If a module X imports M, the meaning of M should be independent of any other import statements in X, and independent of any other code in X at all.

mihaibudiu commented 2 years ago

Not necessarily, previous declarations in X may influence the meaning of declarations in M. But if you import a module using a new name then the meaning should indeed be independent. You can distinguish between "closed" and "open" modules. A closed module has no references to identifiers undefined in the module. The "meaning" of such a module cannot be changed no matter how you import it. But even such a module could lead to an uncompilable program if importing it causes some declarations to be duplicated.

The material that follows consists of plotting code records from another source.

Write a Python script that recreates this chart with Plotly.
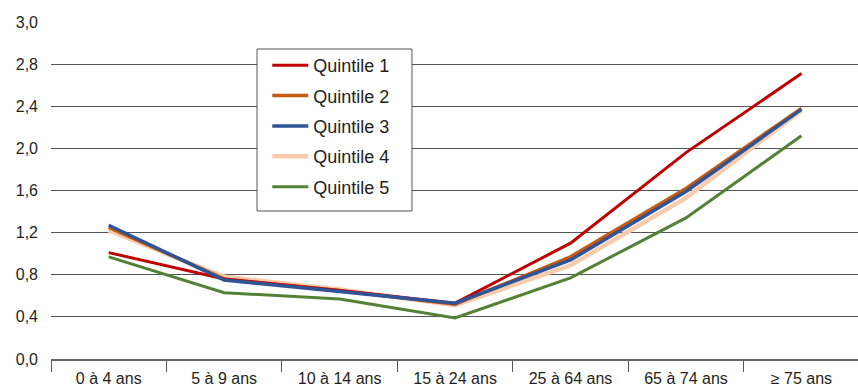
import plotly.graph_objects as go

categories = ["0 à 4 ans", "5 à 9 ans", "10 à 14 ans", "15 à 24 ans", "25 à 64 ans", "65 à 74 ans", "≥ 75 ans"]
q1 = [1.01, 0.76, 0.65, 0.53, 1.10, 1.96, 2.71]
q2 = [1.25, 0.76, 0.65, 0.52, 0.97, 1.62, 2.38]
q3 = [1.27, 0.75, 0.64, 0.53, 0.94, 1.59, 2.37]
q4 = [1.22, 0.78, 0.66, 0.51, 0.89, 1.53, 2.36]
q5 = [0.97, 0.63, 0.57, 0.39, 0.77, 1.34, 2.12]
tick_vals = [0, 0.4, 0.8, 1.2, 1.6, 2.0, 2.4, 2.8, 3.2]
tick_text = ["0,0", "0,4", "0,8", "1,2", "1,6", "2,0", "2,4", "2,8", "3,0"]

series = [
    ("Quintile 4", q4, "#F8CBAD", 4.5, 4),
    ("Quintile 2", q2, "#C55A11", 3.5, 2),
    ("Quintile 5", q5, "#538135", 3, 5),
    ("Quintile 1", q1, "#C00000", 3, 1),
    ("Quintile 3", q3, "#2F5597", 3.5, 3),
]

FONT = "Liberation Sans, Arial, sans-serif"
fig = go.Figure()
for name, vals, color, w, rank in series:
    fig.add_trace(go.Scatter(
        x=categories, y=vals, name=name, mode="lines",
        line=dict(color=color, width=w),
        legendrank=rank, legendgroup=name,
    ))

fig.update_layout(
    width=858, height=387,
    margin=dict(l=51, r=0, t=22, b=28),
    paper_bgcolor="white", plot_bgcolor="white",
    font=dict(family=FONT, size=16, color="#231F20"),
    showlegend=True,
    legend=dict(
        x=0.268, y=0.926, xanchor="left", yanchor="top",
        bgcolor="rgba(0,0,0,0)", borderwidth=0,
        font=dict(family=FONT, size=18, color="#231F20"),
        tracegroupgap=4, itemwidth=36,
    ),
    shapes=[dict(
        type="rect", xref="paper", yref="paper",
        x0=0.2553, x1=0.4473, y0=0.4392, y1=0.9199,
        fillcolor="white", line=dict(color="#555555", width=1), layer="above",
    )],
    xaxis=dict(
        type="category", range=[-0.5, 6.49],
        showgrid=False, showline=True, linecolor="#666666", linewidth=2,
        ticks="outside", tickson="boundaries", ticklen=11, tickcolor="#555555", tickwidth=1,
        ticklabelstandoff=4,
        tickfont=dict(family=FONT, size=16, color="#231F20"),
    ),
    yaxis=dict(
        range=[0, 3.2], tickvals=tick_vals, ticktext=tick_text,
        showgrid=True, gridcolor="#555555", gridwidth=1,
        showline=False, zeroline=False, ticks="",
        ticklabelstandoff=12,
        tickfont=dict(family=FONT, size=16, color="#231F20"),
    ),
)

fig.write_html("out.html", config={"displayModeBar": False},
               post_script="document.body.style.margin='0';")
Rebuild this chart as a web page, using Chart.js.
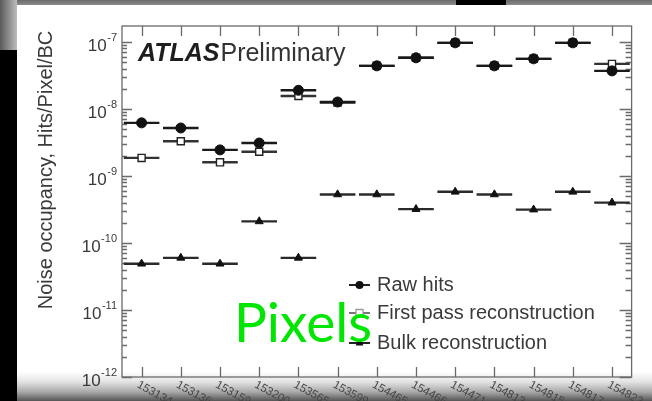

mihaibudiu commented 2 years ago

See also https://en.wikipedia.org/wiki/Free_variables_and_bound_variables. We can formally define what it means for an identifier to be free or bound in a module. But there is no reason to disallow modules with "free" identifiers, they could be useful.

jfingerh commented 2 years ago

I agree that a module definition with free identifiers could be defined to have a clear, well-defined meaning. I agree it might be useful.

Part of language design is sometimes saying "no" to things that might be useful, though, and I am wondering if this might be such a case. In this case the extra power it gives also appears to be a source of confusing behavior for those not wanting this extra power.

If others discussing this proposal would like that extra power, could we at least consider the idea of the default meaning of a module is that free identifiers cause a compile-time error, but there is a syntax to "opt in" for allowing free identifiers in a module's definition?